Zim minister seizes citrus export land

A Zimbabwean government minister has seized one of the country’s largest citrus fruit estates and forced out the white owner, as senior government and security officials step up a fresh round of farm seizures.

Deputy information minister Bright Matonga grabbed the Lions Vlei farm near Chegutu, about 60km south-west of Harare, according to local press reports, ejecting hundreds of farm workers and putting in jeopardy a Z$7 billion fruit export project that was being implemented at the farm with help from the Reserve Bank of Zimbabwe (RBZ).

Matonga is said to have seized the farm with help from the police, and has not yet commented. But displaced farmer, Tom Beattie, told Zim Online that the deputy minister declared himself the new owner of the farm last Sunday, and ordered Beattie to leave immediately. When Beattie demanded to see an official letter from the government authorising Matonga to take over the farm, the minister is said to have said no letter was necessary since the farm was “state land”.

Beattie told the online news-site: “He (Matonga) came and broke the security locks on the gate, started removing the furniture from the house of which the police were even assisting. This is very bad . . . we had secured a loan to do grenadillas for export worth more than $7 billion.”

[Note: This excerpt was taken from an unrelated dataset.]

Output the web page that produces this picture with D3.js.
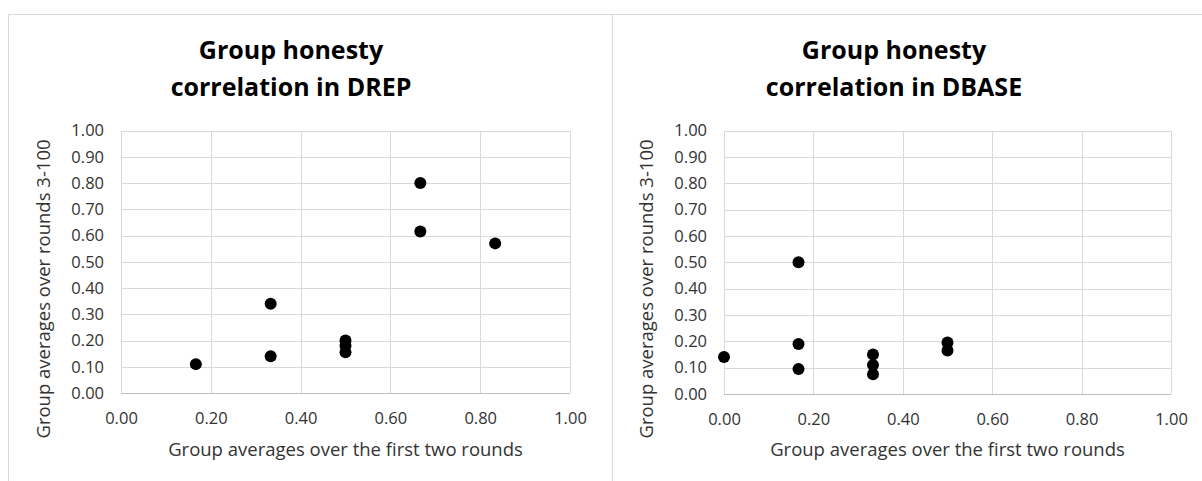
<!DOCTYPE html>
<html>
<head>
<meta charset="utf-8">
<script src="https://cdn.jsdelivr.net/npm/d3@7"></script>
<style>
  body { margin: 0; background: #fff; }
  text { font-family: "Open Sans", sans-serif; fill: #333; }
</style>
</head>
<body>
<div class="chart"></div>
<script>
// DREP panel: group averages (first two rounds vs rounds 3-100)
var drepX = [1/6, 1/3, 1/3, 0.5, 0.5, 0.5, 2/3, 2/3, 5/6];
var drepY = [0.11, 0.14, 0.34, 0.20, 0.18, 0.155, 0.80, 0.615, 0.57];

// DBASE panel
var dbaseX = [0, 1/6, 1/6, 1/6, 1/3, 1/3, 1/3, 0.5, 0.5];
var dbaseY = [0.14, 0.50, 0.19, 0.095, 0.15, 0.11, 0.075, 0.195, 0.165];

var xTickValues = [0, 0.2, 0.4, 0.6, 0.8, 1.0];
var yTickValues = [0, 0.1, 0.2, 0.3, 0.4, 0.5, 0.6, 0.7, 0.8, 0.9, 1.0];

var titleLine1 = "Group honesty";
var xTitle = "Group averages over the first two rounds";
var yTitle = "Group averages over rounds 3-100";

var svgWidth = 1202;
var svgHeight = 481;

var svg = d3.select(".chart")
  .append("svg")
  .attr("width", svgWidth)
  .attr("height", svgHeight);

// outer frame + divider between the two charts
svg.append("path")
  .attr("d", "M8.5,481 V14.5 H1202 M612.5,14.5 V481")
  .attr("fill", "none")
  .attr("stroke", "#d9d9d9");

var panels = [
  { xs: drepX, ys: drepY, title2: "correlation in DREP", left: 121, right: 570, bottom: 393, titleX: 291, yTitleX: 50 },
  { xs: dbaseX, ys: dbaseY, title2: "correlation in DBASE", left: 724, right: 1171, bottom: 394, titleX: 894, yTitleX: 653 }
];

var plotTop = 130.5;
var fmt = d3.format(".2f");

panels.forEach(function(p) {
  var width = p.right - p.left;
  var height = p.bottom - plotTop;

  var xScale = d3.scaleLinear().domain([0, 1]).range([0, width]);
  var yScale = d3.scaleLinear().domain([0, 1]).range([height, 0]);

  var g = svg.append("g")
    .attr("transform", `translate(${p.left}, ${plotTop})`);

  // horizontal gridlines + y labels
  var yAxis = d3.axisLeft(yScale)
    .tickValues(yTickValues)
    .tickFormat(fmt)
    .tickSize(-width)
    .tickPadding(17);

  var gy = g.append("g").call(yAxis);
  gy.select(".domain").remove();
  gy.selectAll("line").attr("stroke", "#d9d9d9").attr("shape-rendering", "crispEdges");
  gy.selectAll("text")
    .attr("font-family", "Open Sans")
    .attr("font-size", "16.5px")
    .attr("fill", "#333");

  // vertical gridlines + x labels
  var xAxis = d3.axisBottom(xScale)
    .tickValues(xTickValues)
    .tickFormat(fmt)
    .tickSize(-height)
    .tickPadding(19);

  var gx = g.append("g")
    .attr("transform", `translate(0, ${height})`)
    .call(xAxis);
  gx.select(".domain").remove();
  gx.selectAll("line").attr("stroke", "#d9d9d9").attr("shape-rendering", "crispEdges");
  gx.selectAll("text")
    .attr("font-family", "Open Sans")
    .attr("font-size", "16.5px")
    .attr("fill", "#333");

  // bottom axis line
  g.append("line")
    .attr("x1", 0).attr("x2", width)
    .attr("y1", height).attr("y2", height)
    .attr("stroke", "#bfbfbf")
    .attr("shape-rendering", "crispEdges");

  // points
  g.selectAll("circle")
    .data(p.xs.map(function(d, i) { return { x: d, y: p.ys[i] }; }))
    .enter()
    .append("circle")
    .attr("cx", d => xScale(d.x))
    .attr("cy", d => yScale(d.y))
    .attr("r", 6)
    .attr("fill", "#000");

  // chart title (two lines)
  svg.append("text")
    .attr("x", p.titleX).attr("y", 59)
    .attr("text-anchor", "middle")
    .attr("font-size", "25px")
    .attr("font-weight", "bold")
    .style("fill", "#000")
    .text(titleLine1);
  svg.append("text")
    .attr("x", p.titleX).attr("y", 96)
    .attr("text-anchor", "middle")
    .attr("font-size", "25px")
    .attr("font-weight", "bold")
    .style("fill", "#000")
    .text(p.title2);

  // axis titles
  svg.append("text")
    .attr("x", p.left + width / 2).attr("y", 456)
    .attr("text-anchor", "middle")
    .attr("font-size", "18.5px")
    .text(xTitle);
  svg.append("text")
    .attr("transform", `translate(${p.yTitleX}, 289) rotate(-90)`)
    .attr("text-anchor", "middle")
    .attr("font-size", "18.5px")
    .text(yTitle);
});
</script>
</body>
</html>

Farm evictions been stepped up recently, despite public statements by vice president Joseph Msika and RBZ governor Gideon Gono that the government would not allow the few remaining white farmers to be removed from the land. The largely white Commercial Farmers Union (CFU) early this month said a number of white commercial farmers countrywide were being ordered to cease farming by supporters of President Robert Mugabe’s ruling Zanu PF party. About 25 commercial farmers were evicted in the prime farming district of Makoni in the past four weeks while farm invasions continue to be reported in the south-eastern Chipinge farming district.

Since 2000, it is estimated that about 90 per cent of Zimbabwe’s large-scale producing white commercial farmers have been forced off their land.